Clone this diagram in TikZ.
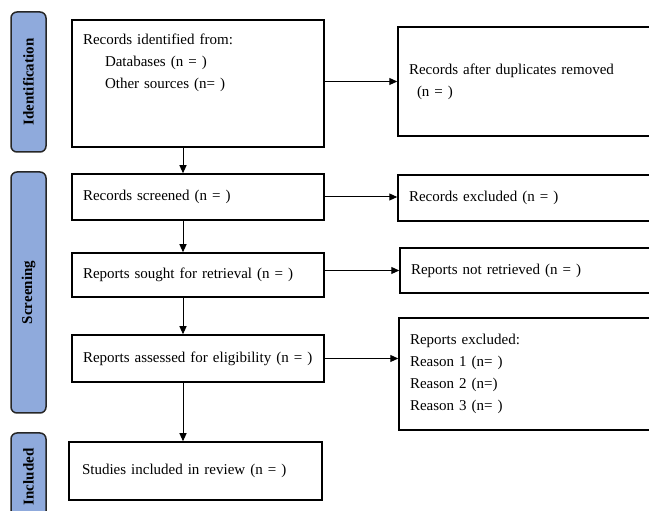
\documentclass[tikz,border=0pt]{standalone}
\usepackage{fontspec}
\setmainfont{Liberation Serif}
\usetikzlibrary{arrows.meta}
\definecolor{phaseblue}{RGB}{143,170,220}

\begin{document}
\begin{tikzpicture}[x=1pt,y=1pt,
  box/.style={draw,line width=1.5pt,rectangle,inner xsep=11pt,inner ysep=0pt,align=left,font=\fontsize{15}{22}\selectfont},
  main/.style={box,text width=230pt},
  side/.style={box,text width=240pt},
  phase/.style={draw=black!85,line width=1.5pt,fill=phaseblue,rounded corners=6pt,rotate=90,minimum height=35pt,inner sep=0pt,font=\bfseries\fontsize{15}{16}\selectfont},
  arr/.style={line width=1pt,-{Triangle[length=8pt,width=7pt]}}]
  \clip (0,0) rectangle (649,511);
  \node[phase,minimum width=140pt] (pident) at (28.5,429) {Identification};
  \node[phase,minimum width=241pt] (pscreen) at (28.5,218.5) {Screening};
  \node[phase,minimum width=88pt] (pincl) at (28.5,34) {Included};
  \node[main,minimum height=127pt] (ident) at (198,427.5) {Records identified from:\\ \hspace*{22pt}Databases (n = )\\ \hspace*{22pt}Other sources (n= )\\ \mbox{}\\ \mbox{}};
  \node[main,minimum height=46pt] (screened) at (198,314) {Records screened (n = )};
  \node[main,minimum height=44pt] (sought) at (198,236) {Reports sought for retrieval (n = )};
  \node[main,minimum height=47pt] (assessed) at (198,152.5) {Reports assessed for eligibility (n = )};
  \node[main,minimum height=58pt,inner xsep=13pt,text width=227pt] (included) at (195.5,40) {Studies included in review (n = )};
  \node[side,minimum height=109pt] (dup) at (529,429.5) {Records after duplicates removed\\ \hspace*{8pt}(n = )};
  \node[side,minimum height=46pt] (excl) at (529,313) {Records excluded (n = )};
  \node[side,minimum height=45pt] (notret) at (531,240.5) {Reports not retrieved (n = )};
  \node[side,minimum height=112pt] (rexcl) at (530,137) {Reports excluded:\\ Reason 1 (n= )\\ Reason 2 (n=)\\ Reason 3 (n= )};
  \draw[arr] ([xshift=-15pt]ident.south) -- ([xshift=-15pt]ident.south |- screened.north);
  \draw[arr] ([xshift=-15pt]screened.south) -- ([xshift=-15pt]screened.south |- sought.north);
  \draw[arr] ([xshift=-15pt]sought.south) -- ([xshift=-15pt]sought.south |- assessed.north);
  \draw[arr] ([xshift=-15pt]assessed.south) -- ([xshift=-15pt]assessed.south |- included.north);
  \draw[arr] (ident.east |- dup.west) -- (dup.west);
  \draw[arr] (screened.east) -- (screened.east -| excl.west);
  \draw[arr] (sought.east |- notret.west) -- (notret.west);
  \draw[arr] (assessed.east) -- (assessed.east -| rexcl.west);
\end{tikzpicture}
\end{document}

####################

What the task asks: Reproduce all of the data exactly, omitting each picture it holds.

Finished exercise:
Clone this diagram in TikZ.
\documentclass[tikz,border=0pt]{standalone}
\usepackage{fontspec}
\setmainfont{Liberation Serif}
\usetikzlibrary{arrows.meta}
\definecolor{phaseblue}{RGB}{143,170,220}

\begin{document}
\begin{tikzpicture}[x=1pt,y=1pt,
  box/.style={draw,line width=1.5pt,rectangle,inner xsep=11pt,inner ysep=0pt,align=left,font=\fontsize{15}{22}\selectfont},
  main/.style={box,text width=230pt},
  side/.style={box,text width=240pt},
  phase/.style={draw=black!85,line width=1.5pt,fill=phaseblue,rounded corners=6pt,rotate=90,minimum height=35pt,inner sep=0pt,font=\bfseries\fontsize{15}{16}\selectfont},
  arr/.style={line width=1pt,-{Triangle[length=8pt,width=7pt]}}]
  \clip (0,0) rectangle (649,511);
  \node[phase,minimum width=140pt] (pident) at (28.5,429) {Identification};
  \node[phase,minimum width=241pt] (pscreen) at (28.5,218.5) {Screening};
  \node[phase,minimum width=88pt] (pincl) at (28.5,34) {Included};
  \node[main,minimum height=127pt] (ident) at (198,427.5) {Records identified from:\\ \hspace*{22pt}Databases (n = )\\ \hspace*{22pt}Other sources (n= )\\ \mbox{}\\ \mbox{}};
  \node[main,minimum height=46pt] (screened) at (198,314) {Records screened (n = )};
  \node[main,minimum height=44pt] (sought) at (198,236) {Reports sought for retrieval (n = )};
  \node[main,minimum height=47pt] (assessed) at (198,152.5) {Reports assessed for eligibility (n = )};
  \node[main,minimum height=58pt,inner xsep=13pt,text width=227pt] (included) at (195.5,40) {Studies included in review (n = )};
  \node[side,minimum height=109pt] (dup) at (529,429.5) {Records after duplicates removed\\ \hspace*{8pt}(n = )};
  \node[side,minimum height=46pt] (excl) at (529,313) {Records excluded (n = )};
  \node[side,minimum height=45pt] (notret) at (531,240.5) {Reports not retrieved (n = )};
  \node[side,minimum height=112pt] (rexcl) at (530,137) {Reports excluded:\\ Reason 1 (n= )\\ Reason 2 (n=)\\ Reason 3 (n= )};
  \draw[arr] ([xshift=-15pt]ident.south) -- ([xshift=-15pt]ident.south |- screened.north);
  \draw[arr] ([xshift=-15pt]screened.south) -- ([xshift=-15pt]screened.south |- sought.north);
  \draw[arr] ([xshift=-15pt]sought.south) -- ([xshift=-15pt]sought.south |- assessed.north);
  \draw[arr] ([xshift=-15pt]assessed.south) -- ([xshift=-15pt]assessed.south |- included.north);
  \draw[arr] (ident.east |- dup.west) -- (dup.west);
  \draw[arr] (screened.east) -- (screened.east -| excl.west);
  \draw[arr] (sought.east |- notret.west) -- (notret.west);
  \draw[arr] (assessed.east) -- (assessed.east -| rexcl.west);
\end{tikzpicture}
\end{document}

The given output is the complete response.